Speaking to physicians at Harvard about this specific event in conference earlier this year, I detected a surprising reticence: when presented with Faisal's case, physicians cited fear of raising these issues for the risk of offending a fellow colleague; fear of being seen of being intolerant of a fellow physician's belief; lack of awareness of religious belief systems other than one's own, and a general discomfort at venturing beyond the precision and familiarity of scientific medicine. This discomfort must be denatured.

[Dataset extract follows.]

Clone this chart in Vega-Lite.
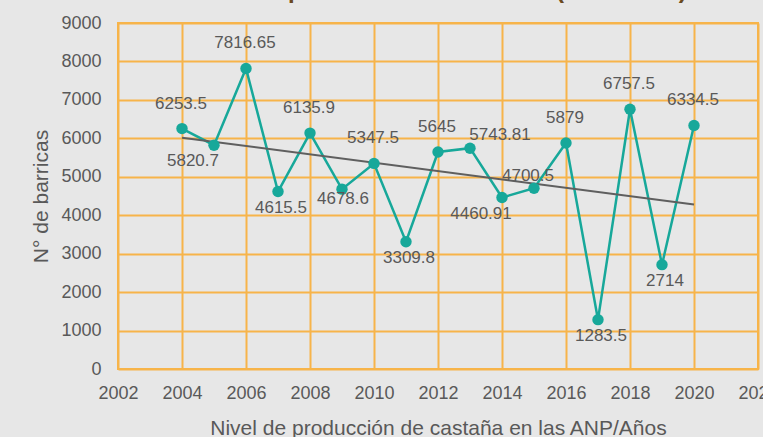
{
  "$schema": "https://vega.github.io/schema/vega-lite/v6.json",
  "width": 640,
  "height": 346,
  "autosize": "none",
  "padding": {"left": 118, "top": 23, "right": 5, "bottom": 68},
  "background": "#e7e7e7",
  "title": {
    "text": "Nivel de producción de castaña (2004-2020)",
    "fontSize": 24,
    "fontWeight": "bold",
    "color": "#6b4a1f",
    "font": "Liberation Sans",
    "offset": 0,
    "dy": 8,
    "baseline": "alphabetic",
    "anchor": "middle"
  },
  "config": {
    "view": {"stroke": "#F7B44A", "strokeWidth": 2},
    "axis": {
      "labelFont": "Liberation Sans",
      "labelFontSize": 18,
      "labelColor": "#595959",
      "titleFont": "Liberation Sans",
      "titleFontSize": 21,
      "titleFontWeight": "normal",
      "titleColor": "#595959",
      "ticks": false,
      "domain": false,
      "grid": true,
      "gridColor": "#F7B44A",
      "gridWidth": 2,
      "gridOpacity": 1
    }
  },
  "datasets": {
    "prod": [
      {"year": 2004, "value": 6253.5},
      {"year": 2005, "value": 5820.7},
      {"year": 2006, "value": 7816.65},
      {"year": 2007, "value": 4615.5},
      {"year": 2008, "value": 6135.9},
      {"year": 2009, "value": 4678.6},
      {"year": 2010, "value": 5347.5},
      {"year": 2011, "value": 3309.8},
      {"year": 2012, "value": 5645},
      {"year": 2013, "value": 5743.81},
      {"year": 2014, "value": 4460.91},
      {"year": 2015, "value": 4700.5},
      {"year": 2016, "value": 5879},
      {"year": 2017, "value": 1283.5},
      {"year": 2018, "value": 6757.5},
      {"year": 2019, "value": 2714},
      {"year": 2020, "value": 6334.5}
    ],
    "trend": [
      {"year": 2004, "value": 6018},
      {"year": 2020, "value": 4276}
    ]
  },
  "encoding": {
    "x": {
      "field": "year",
      "type": "quantitative",
      "scale": {"domain": [2002, 2022], "nice": false, "zero": false},
      "axis": {
        "values": [2002, 2004, 2006, 2008, 2010, 2012, 2014, 2016, 2018, 2020, 2022],
        "format": "d",
        "labelPadding": 15,
        "labelFlush": false,
        "labelOverlap": false,
        "title": "Nivel de producción de castaña en las ANP/Años",
        "titlePadding": 15
      }
    },
    "y": {
      "field": "value",
      "type": "quantitative",
      "scale": {"domain": [0, 9000], "nice": false},
      "axis": {
        "values": [0, 1000, 2000, 3000, 4000, 5000, 6000, 7000, 8000, 9000],
        "format": "d",
        "labelPadding": 17,
        "title": "N° de barricas",
        "titlePadding": 9
      }
    }
  },
  "layer": [
    {
      "data": {"name": "prod"},
      "mark": {"type": "line", "color": "#17A89A", "strokeWidth": 2.5}
    },
    {
      "data": {"name": "trend"},
      "mark": {"type": "line", "color": "#5f5f5f", "strokeWidth": 2}
    },
    {
      "data": {"name": "prod"},
      "mark": {"type": "point", "filled": true, "color": "#17A89A", "size": 130, "opacity": 1}
    },
    {
      "data": {"name": "prod"},
      "transform": [{"filter": {"field": "year", "oneOf": [2004, 2006, 2008, 2010, 2012, 2016, 2018, 2020]}}],
      "mark": {"type": "text", "font": "Liberation Sans", "fontSize": 17, "color": "#595959", "dy": -25, "dx": -1},
      "encoding": {"text": {"field": "value", "type": "nominal"}}
    },
    {
      "data": {"name": "prod"},
      "transform": [{"filter": {"field": "year", "oneOf": [2007, 2011, 2017, 2019]}}],
      "mark": {"type": "text", "font": "Liberation Sans", "fontSize": 17, "color": "#595959", "dy": 16, "dx": 3},
      "encoding": {"text": {"field": "value", "type": "nominal"}}
    },
    {
      "data": {"name": "prod"},
      "transform": [{"filter": {"field": "year", "oneOf": [2009]}}],
      "mark": {"type": "text", "font": "Liberation Sans", "fontSize": 17, "color": "#595959", "dy": 10, "dx": 1},
      "encoding": {"text": {"field": "value", "type": "nominal"}}
    },
    {
      "data": {"name": "prod"},
      "transform": [{"filter": {"field": "year", "oneOf": [2005, 2014]}}],
      "mark": {"type": "text", "font": "Liberation Sans", "fontSize": 17, "color": "#595959", "dy": 16, "dx": -21},
      "encoding": {"text": {"field": "value", "type": "nominal"}}
    },
    {
      "data": {"name": "prod"},
      "transform": [{"filter": {"field": "year", "oneOf": [2013]}}],
      "mark": {"type": "text", "font": "Liberation Sans", "fontSize": 17, "color": "#595959", "dy": -13, "dx": 30},
      "encoding": {"text": {"field": "value", "type": "nominal"}}
    },
    {
      "data": {"name": "prod"},
      "transform": [{"filter": {"field": "year", "oneOf": [2015]}}],
      "mark": {"type": "text", "font": "Liberation Sans", "fontSize": 17, "color": "#595959", "dy": -12, "dx": -6},
      "encoding": {"text": {"field": "value", "type": "nominal"}}
    }
  ]
}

Medicine, one of the few areas where physicians can be non judgmental and influential is a bastion which must be preserved and vigorously protected from proxy symbols of extremism. We can do this only by exposing what is developing within our ranks in an attempt to defuse and dismember evolving fissures in basic belief systems. Best accomplished with the help of physicians who are sophisticated in theology, there may even be a role for formal theological training of certain members of the physician academe to help engage the physician-mind in both enquiry and dialogue of such behaviors.

We may in fact richly benefit from the experience of our academic Saudi peers who have long interpreted Islam at the beside in positive, moderate and sophisticated fashion. Unlike here in the West, a monolithic rigid Islam has not been incubated in a hermetic vacuum, instead in the Muslim world Islam exists in the ether, in all its varieties, maturing ideological interpretations at the beside. Exchange programs must be created to gain from such knowledge. This is not just to advocate better medicine, but also for physicians to become more aware and ultimately more influential in communicating the advanced, tolerant, progressive qualities of American medicine, a precious global export, testament to all that is best in our society. Such dialogue can only happen between brave clinicians who can rise to the challenge and not waiver in uncertainty. We need to be as rigid in our advocacy for tolerance, science, interfaith and intra-faith dialogue as our nihilist peers remain in adhering to their own calcified belief systems and their insistence on imposing these rigidities on the patient body, on their physician peers and the families within their influence.

While we soothe ourselves chasing elusive phantoms in the hurt-lockers of the Hindu Kush, battle lines are being redrawn in the Detol-scented hospital corridors of privileged Western Europe. This is one war that cannot be won with M4s, gunships, even drones. Rather, we are facing an intensifying ideological warfare that demands enormous, multidisciplinary and above all imaginative intellectual retaliation. In this "Greater Jihad", make no mistake: we are all conscripted foot-soldiers, whether firing rounds in bulletproof vests or writing prescriptions in crisp white coats. We may not know it, but we are already knee-deep in pitched battle and, for the moment, losing this war, on every front.